For many people, a permanent life insurance policy forms the cornerstone of their financial plan. It’s easy to see why: There’s the guaranteed death benefit for life, as well as benefits you can enjoy while you’re living.
Cash value is one of those key living benefits, and it can be an important part of your financial plan. At the same time, cash value is one of the more commonly misunderstood features of permanent life insurance.
WHAT IS THE CASH VALUE OF PERMANENT LIFE INSURANCE? Cash value is a component of a whole, universal or variable life insurance policy. It’s essentially a source of liquid funding held within your life insurance policy, and you can choose to access it any time. It is separate from the death benefit, which is only paid to beneficiaries after your death.
HOW DOES CASH VALUE WORK? Here’s what typically happens when you pay your permanent life insurance premiums: Some of your premium covers costs of insuring you, a portion funds your provider’s overhead and another portion goes toward the policy’s cash value, which grows based on company performance (the rate of return will vary by company and policy type). In many cases, your cash value never declines, which can make it a very stable part of your overall financial plan. To be clear, it takes several years of paying premiums for cash value to grow to an amount you’d want to use.
Once you have accrued cash value in your policy, you can use it – though it will affect your policy (below). Therefore, in addition to offering financial protection to your family after your death, cash value can serve as a layer of protection while you’re alive.
WHAT CAN YOU USE CASH VALUE FOR?
You can access the cash value for anything you wish — it’s your money. Some common ways that policyholders use cash value include:
Paying a child’s college tuition
Paying for an emergency expense
Funding a down payment or collateral on a mortgage or personal loan
Covering living expenses in retirement during down markets so you don’t have to sell holdings at low prices
DOES CASH VALUE NEED TO BE REPAID? It depends. If you were to fully surrender (or close) your permanent insurance policy while you were still alive, you would lose the policy’s death benefit. However, you would receive any accrued cash value, which you could then use for whatever purpose you wish. It’s important to bear in mind that you may owe income tax if the cash value exceeds the total amount of premiums you have paid into the policy.

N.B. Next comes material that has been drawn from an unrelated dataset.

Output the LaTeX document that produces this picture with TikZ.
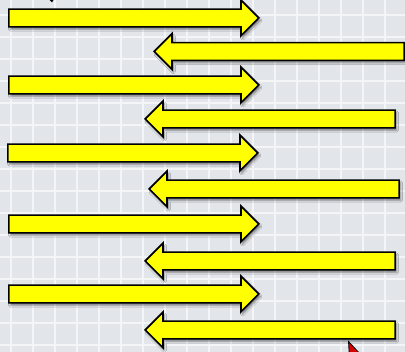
\documentclass[tikz,border=0pt]{standalone}
\usetikzlibrary{shapes.arrows, shadows.blur}

\definecolor{paper}{RGB}{226,229,233}
\definecolor{gridwhite}{RGB}{243,245,247}
\definecolor{arrowyellow}{RGB}{255,255,0}

\begin{document}
\begin{tikzpicture}[
    x=1pt, y=-1pt,
    gridline/.style={draw=gridwhite, line width=1.5pt},
    yarrow/.style={single arrow, draw=black, fill=arrowyellow, line width=1.6pt,
    inner sep=0pt, inner ysep=8.1pt, single arrow head extend=9pt,
    single arrow tip angle=90, minimum height=250pt, anchor=tip,
    blur shadow={shadow xshift=1.5pt, shadow yshift=-2.5pt, shadow blur steps=6,
    shadow opacity=45}},
    rarrow/.style={yarrow},
    larrow/.style={yarrow, shape border rotate=180} ]

    % Background paper with grid
    \fill[paper] (0,0) rectangle (405,352);
    \useasboundingbox (0,0) rectangle (405,352);
    \foreach \gx in {11,33,...,405} \draw[gridline] (\gx,0) -- (\gx,352);
    \foreach \gy in {15,37,...,352} \draw[gridline] (0,\gy) -- (405,\gy);

    % Arrows pointing right
    \node[rarrow] (r1) at (260,18) {};
    \node[rarrow] (r2) at (260,85) {};
    \node[rarrow] (r3) at (259,153) {};
    \node[rarrow] (r4) at (260,224) {};
    \node[rarrow] (r5) at (260,294) {};

    % Arrows pointing left
    \node[larrow] (l1) at (153,51.5) {};
    \node[larrow] (l2) at (144,119) {};
    \node[larrow] (l3) at (148,189) {};
    \node[larrow] (l4) at (144,261) {};
    \node[larrow] (l5) at (144,330) {};

    % Bits cut off by the edges
    \fill[black] (49.5,0) -- (53.5,0) -- (52,2.5) -- cycle;
    \begin{scope}
      \clip (0,0) rectangle (405,352);
      \filldraw[fill=red!85!black, draw=black, line width=0.8pt]
        (348.5,341.5) -- (349.5,358) -- (362,356) -- cycle;
    \end{scope}

  \end{tikzpicture}
\end{document}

Ready to take the next step? A financial advisor can show you how all the pieces of your financial plan fit together.
If you wish to access your cash value while maintaining your policy, you have two options. Partial cash surrender. Sometimes called a withdrawal, a partial cash surrender is tax free up to the amount of cumulative premiums you have paid. When you make a partial surrender, your death benefit will be reduced.
Take out a loan. In this case, you could take out a life insurance loan against the cash value you’ve accumulated.
You can make payments on the loan as you see fit, however the outstanding balance will accrue interest over time. You’ll need to keep close tabs on those interest charges as the balance of the loan will grow. If the loan total, plus interest, exceeds your policy’s cash value, your policy could lapse. If that happens, you may owe taxes on a portion of your borrowed money. Further, if you die before the loan is paid off, the remaining balance will be subtracted from the death benefit.
If you’re considering this option, it might be a good idea to reach out to a financial professional to help dig into the pros and cons of a life insurance loan.
CASH VALUE IS A USEFUL FINANCIAL TOOL Cash value accumulation is an important benefit that distinguishes permanent life insurance from term. No doubt, term life insurance policy is an inexpensive way to purchase a larger amount of temporary coverage, but a permanent life insurance policy with a cash value component offers protection and living benefits that can add another layer of flexibility to a comprehensive financial plan.